Hi,
I'm experiencing a problem with an extension function that I implemented to serialize the content of a set of nodes. I'm using the FormatterToXML class in the Xalan API to produce XML text from a node set. The problem I'm having is that the formatter looses all the namespace information in the original document. The original prefixes are kept and that only makes things worse because after the serialization takes place the result is not well-formed. I was hoping it was only a matter of setting up some parameter but I can't seem to make it work. The code of the serialization function is:
XObjectPtr XMLNodeSerializer::execute(XPathExecutionContext& executionContext,
XalanNode* context,
const XObjectArgVectorType& args,
const Locator* locator) const {
// Return an empty string if the arguments don't match.
if ((args.size() != 1) || args[0].null()) {
return executionContext.getXObjectFactory()
.createString(XalanDOMString(""));
}
const NodeRefListBase *nodeList = &args[0]->nodeset();
const NodeRefList::size_type nodeListLength = nodeList->getLength();
if (nodeListLength == 0) {
return executionContext.getXObjectFactory()
.createString(XalanDOMString(""));
}
XMLByteStream& outputStream = _stage.getStrStream();
XMLNodeSerializer* thisObject = const_cast<XMLNodeSerializer*>(this);
_stage.getStrStream().reset();
XalanTransformerOutputStream xalanOutputStream(thisObject, &write);
XalanOutputStreamPrintWriter streamWriter(xalanOutputStream);
FormatterToXML formatter(streamWriter, // Use our stream writer
XalanDOMString(), // Use the default version
false, // Indent the output
0, // Indentation size if 4 characters
XalanDOMString(NODE_ENCODING)); // Enconde the result in UTF-16
if (_stage.isChunkFormattingEnabled()) {
formatter.setDoIndent(true);
formatter.setIndent(INDENTATION_SIZE);
}
// Don't write a header...
formatter.setShouldWriteXMLHeader(false);
formatter.setEscapeCData(false);
formatter.setStripCData(false);
// It's required that we do this...
formatter.startDocument();
FormatterTreeWalker treeWalker(formatter);
// Traverse the subtree of the document rooted at
// each node we've selected...
for (NodeRefList::size_type i = 0; i < nodeListLength; ++i) {
const XalanNode* const theNode = nodeList->item(i);
assert(theNode != 0);
const XalanNode::NodeType theNodeType =
theNode->getNodeType();
if (theNodeType != XalanNode::ATTRIBUTE_NODE) {
treeWalker.traverseSubtree(theNode);
}
}
// It's required that we do this...
formatter.endDocument();
// Make sure that the stream is NULL terminated;
XalanDOMChar nullChar = 0;
outputStream.write(&nullChar, sizeof(XalanDOMChar));
size_t serializedNodeLength = 0;
const char* serializedNode =
(const char*)outputStream.getContent(serializedNodeLength);
// When building the result string skip the byte order mark bytes.

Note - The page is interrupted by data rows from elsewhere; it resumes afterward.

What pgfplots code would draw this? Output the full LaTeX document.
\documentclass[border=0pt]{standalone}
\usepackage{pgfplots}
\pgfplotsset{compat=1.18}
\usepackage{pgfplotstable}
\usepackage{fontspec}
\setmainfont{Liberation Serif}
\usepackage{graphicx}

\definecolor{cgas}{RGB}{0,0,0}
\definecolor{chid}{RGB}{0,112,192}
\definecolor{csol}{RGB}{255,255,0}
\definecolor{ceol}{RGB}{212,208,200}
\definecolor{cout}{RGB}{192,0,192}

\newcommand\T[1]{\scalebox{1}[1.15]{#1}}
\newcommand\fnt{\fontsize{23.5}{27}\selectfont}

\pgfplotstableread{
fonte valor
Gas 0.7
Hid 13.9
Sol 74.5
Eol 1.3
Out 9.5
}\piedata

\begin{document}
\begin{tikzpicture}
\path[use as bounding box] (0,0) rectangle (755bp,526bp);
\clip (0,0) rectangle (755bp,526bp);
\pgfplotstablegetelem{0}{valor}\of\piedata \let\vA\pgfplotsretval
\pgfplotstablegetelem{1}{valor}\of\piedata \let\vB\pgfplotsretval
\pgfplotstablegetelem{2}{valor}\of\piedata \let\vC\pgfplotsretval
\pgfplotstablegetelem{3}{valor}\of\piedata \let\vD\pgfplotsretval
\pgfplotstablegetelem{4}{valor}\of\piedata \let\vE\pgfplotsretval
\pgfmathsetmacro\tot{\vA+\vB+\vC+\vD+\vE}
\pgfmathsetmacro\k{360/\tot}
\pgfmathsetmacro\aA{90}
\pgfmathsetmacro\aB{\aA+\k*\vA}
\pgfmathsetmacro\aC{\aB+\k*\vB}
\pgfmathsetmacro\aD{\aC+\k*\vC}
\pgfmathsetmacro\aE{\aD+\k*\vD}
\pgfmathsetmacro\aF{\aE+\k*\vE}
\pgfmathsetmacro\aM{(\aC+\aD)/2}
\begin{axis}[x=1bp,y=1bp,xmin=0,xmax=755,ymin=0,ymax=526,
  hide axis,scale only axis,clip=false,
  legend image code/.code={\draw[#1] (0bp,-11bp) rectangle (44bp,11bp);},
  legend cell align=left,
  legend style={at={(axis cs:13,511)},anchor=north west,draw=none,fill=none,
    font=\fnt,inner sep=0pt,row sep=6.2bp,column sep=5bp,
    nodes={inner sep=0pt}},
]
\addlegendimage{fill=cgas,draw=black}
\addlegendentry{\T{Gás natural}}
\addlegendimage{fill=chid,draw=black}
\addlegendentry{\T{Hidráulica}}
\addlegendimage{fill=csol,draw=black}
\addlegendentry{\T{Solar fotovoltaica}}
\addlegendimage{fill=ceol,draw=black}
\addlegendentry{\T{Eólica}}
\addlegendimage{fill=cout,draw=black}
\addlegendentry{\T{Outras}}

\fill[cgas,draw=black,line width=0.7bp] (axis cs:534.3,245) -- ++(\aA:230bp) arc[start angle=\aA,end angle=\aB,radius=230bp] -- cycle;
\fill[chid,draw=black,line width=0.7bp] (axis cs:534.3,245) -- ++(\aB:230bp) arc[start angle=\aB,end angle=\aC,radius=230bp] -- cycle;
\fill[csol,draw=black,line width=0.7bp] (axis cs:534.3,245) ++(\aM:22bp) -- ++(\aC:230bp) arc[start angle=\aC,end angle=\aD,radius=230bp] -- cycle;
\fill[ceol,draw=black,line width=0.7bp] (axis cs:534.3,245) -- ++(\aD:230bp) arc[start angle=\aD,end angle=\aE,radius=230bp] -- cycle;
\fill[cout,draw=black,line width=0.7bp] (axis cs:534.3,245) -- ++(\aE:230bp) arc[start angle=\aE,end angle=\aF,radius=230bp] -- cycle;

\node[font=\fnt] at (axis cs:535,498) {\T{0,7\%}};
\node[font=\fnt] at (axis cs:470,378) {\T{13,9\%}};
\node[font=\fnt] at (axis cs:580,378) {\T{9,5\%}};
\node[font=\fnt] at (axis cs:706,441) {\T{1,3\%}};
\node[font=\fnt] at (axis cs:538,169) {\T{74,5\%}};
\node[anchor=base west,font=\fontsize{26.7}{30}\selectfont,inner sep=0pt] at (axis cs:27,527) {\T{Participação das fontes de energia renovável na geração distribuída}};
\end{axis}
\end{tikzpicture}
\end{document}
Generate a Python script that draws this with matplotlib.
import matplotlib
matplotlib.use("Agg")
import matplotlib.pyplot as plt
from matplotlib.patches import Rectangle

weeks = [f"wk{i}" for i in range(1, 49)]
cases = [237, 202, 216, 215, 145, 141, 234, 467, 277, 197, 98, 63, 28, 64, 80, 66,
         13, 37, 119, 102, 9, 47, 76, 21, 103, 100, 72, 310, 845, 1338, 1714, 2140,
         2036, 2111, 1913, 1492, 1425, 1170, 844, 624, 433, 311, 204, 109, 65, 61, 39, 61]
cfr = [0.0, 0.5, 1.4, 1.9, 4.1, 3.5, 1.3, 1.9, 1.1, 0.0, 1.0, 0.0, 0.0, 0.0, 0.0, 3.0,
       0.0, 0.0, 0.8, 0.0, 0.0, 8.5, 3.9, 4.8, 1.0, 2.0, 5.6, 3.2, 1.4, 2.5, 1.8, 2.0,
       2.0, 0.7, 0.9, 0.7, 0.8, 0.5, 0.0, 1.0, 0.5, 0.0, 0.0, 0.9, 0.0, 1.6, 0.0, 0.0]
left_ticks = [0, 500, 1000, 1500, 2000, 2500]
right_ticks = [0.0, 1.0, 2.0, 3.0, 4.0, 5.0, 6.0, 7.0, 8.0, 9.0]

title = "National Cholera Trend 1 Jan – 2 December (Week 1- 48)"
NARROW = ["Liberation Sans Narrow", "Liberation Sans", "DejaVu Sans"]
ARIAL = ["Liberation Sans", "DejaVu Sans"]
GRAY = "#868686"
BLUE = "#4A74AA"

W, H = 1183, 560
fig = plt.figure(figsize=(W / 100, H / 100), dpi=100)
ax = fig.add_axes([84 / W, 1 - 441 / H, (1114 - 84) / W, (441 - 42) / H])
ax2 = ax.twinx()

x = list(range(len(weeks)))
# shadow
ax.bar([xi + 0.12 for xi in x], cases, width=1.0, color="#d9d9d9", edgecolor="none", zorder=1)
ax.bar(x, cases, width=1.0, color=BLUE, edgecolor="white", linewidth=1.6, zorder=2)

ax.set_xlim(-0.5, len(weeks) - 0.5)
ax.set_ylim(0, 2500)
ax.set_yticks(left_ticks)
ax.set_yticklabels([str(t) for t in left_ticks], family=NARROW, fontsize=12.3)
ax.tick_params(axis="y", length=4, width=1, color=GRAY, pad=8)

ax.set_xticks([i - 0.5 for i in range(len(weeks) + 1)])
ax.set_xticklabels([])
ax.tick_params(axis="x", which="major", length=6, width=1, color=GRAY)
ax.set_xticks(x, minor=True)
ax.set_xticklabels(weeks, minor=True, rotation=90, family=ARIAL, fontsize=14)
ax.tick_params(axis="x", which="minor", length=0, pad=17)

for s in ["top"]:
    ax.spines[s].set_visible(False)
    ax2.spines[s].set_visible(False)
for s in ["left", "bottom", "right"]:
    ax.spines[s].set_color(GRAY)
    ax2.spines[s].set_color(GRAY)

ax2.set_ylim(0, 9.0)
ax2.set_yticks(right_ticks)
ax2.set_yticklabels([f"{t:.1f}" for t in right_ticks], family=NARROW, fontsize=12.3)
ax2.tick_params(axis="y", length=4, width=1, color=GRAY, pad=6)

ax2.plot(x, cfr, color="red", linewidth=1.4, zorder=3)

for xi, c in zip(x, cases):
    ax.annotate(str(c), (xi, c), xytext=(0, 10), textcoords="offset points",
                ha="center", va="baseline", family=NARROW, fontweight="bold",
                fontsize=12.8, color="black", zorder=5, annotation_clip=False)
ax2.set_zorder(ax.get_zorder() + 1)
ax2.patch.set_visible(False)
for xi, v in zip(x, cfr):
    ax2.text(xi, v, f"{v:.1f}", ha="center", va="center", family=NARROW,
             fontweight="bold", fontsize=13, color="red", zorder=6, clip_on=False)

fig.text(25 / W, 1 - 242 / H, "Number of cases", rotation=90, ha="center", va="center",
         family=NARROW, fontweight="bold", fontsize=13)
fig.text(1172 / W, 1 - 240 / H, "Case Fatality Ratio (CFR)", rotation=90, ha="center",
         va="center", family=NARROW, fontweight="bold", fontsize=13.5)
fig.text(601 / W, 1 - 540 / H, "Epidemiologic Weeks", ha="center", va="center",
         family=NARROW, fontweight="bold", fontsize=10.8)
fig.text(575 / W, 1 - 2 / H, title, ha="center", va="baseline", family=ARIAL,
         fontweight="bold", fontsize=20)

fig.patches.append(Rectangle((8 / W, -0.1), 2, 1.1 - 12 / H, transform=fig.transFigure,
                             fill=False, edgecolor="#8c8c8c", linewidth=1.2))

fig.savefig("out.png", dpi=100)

return executionContext.getXObjectFactory()
.createString(XalanDOMString((const XalanDOMChar*)(serializedNode+2)));
}
If I serialize the root element (asset:assetList) of the following document:
<?xml version="1.0" encoding="UTF-8"?>
<asset:assetList xmlns:asset="http://www.cust.org/Asset" xmlns:xsi="http://www.w3.org/2001/XMLSchema-instance" xsi:schemaLocation="http://www.cust.org/Asset
I:\development\documentation\training\xmlpack\BestPractices\examples\asset.xsd" xmlns:bla="http://www.bla.com/BlaBlaBla">
<asset:asset name="ASCL" xmlns:bla="http://www.bla.com/YadiYadiYa">
<asset:assetDescription type="short">Ascential</asset:assetDescription>
<asset:assetDescription type="long">Ascential Software Corporation</asset:assetDescription>
<bla:bla>BlaBlaBla</bla:bla>
</asset:asset>
<asset:asset name="MSFT">
<asset:assetDescription type="short">Microsoft</asset:assetDescription>
<asset:assetDescription type="long">Microsoft Corporation</asset:assetDescription>
</asset:asset>
<asset:asset name="ORCL">
<asset:assetDescription type="short">Oracle</asset:assetDescription>
<asset:assetDescription type="long">Oracle Corporation</asset:assetDescription>
</asset:asset>
</asset:assetList>
I get:
<asset:assetList xsi:schemaLocation="http://www.cust.org/Asset I:\development\documentation\training\xmlpack\BestPractices\examples\asset.xsd" xmlns:xml="http://www.w3.org/XML/1998/namespace">
<asset:asset name="ASCL">
<asset:assetDescription type="short">Ascential</asset:assetDescription>
<asset:assetDescription type="long">Ascential Software Corporation</asset:assetDescription>
<bla:bla>BlaBlaBla</bla:bla>
</asset:asset>
<asset:asset name="MSFT">
<asset:assetDescription type="short">Microsoft</asset:assetDescription>
<asset:assetDescription type="long">Microsoft Corporation</asset:assetDescription>
</asset:asset>
<asset:asset name="ORCL">
<asset:assetDescription type="short">Oracle</asset:assetDescription>
<asset:assetDescription type="long">Oracle Corporation</asset:assetDescription>
</asset:asset>
</asset:assetList>
I assume the result is correct since I'm creating a new document and then copying the node set to it, but my questions is. Do you have an idea of how can I keep the namespace information? I was thinking of going to the extreme of subclassing the FormatterTreeWalker class and keep track of prefixes/namespaces as it walks the node list and force the namespace information where it is first used. Would you suggest something different?
Many thanks,
Hernando Borda
Software Developer
Ascential Software Corp.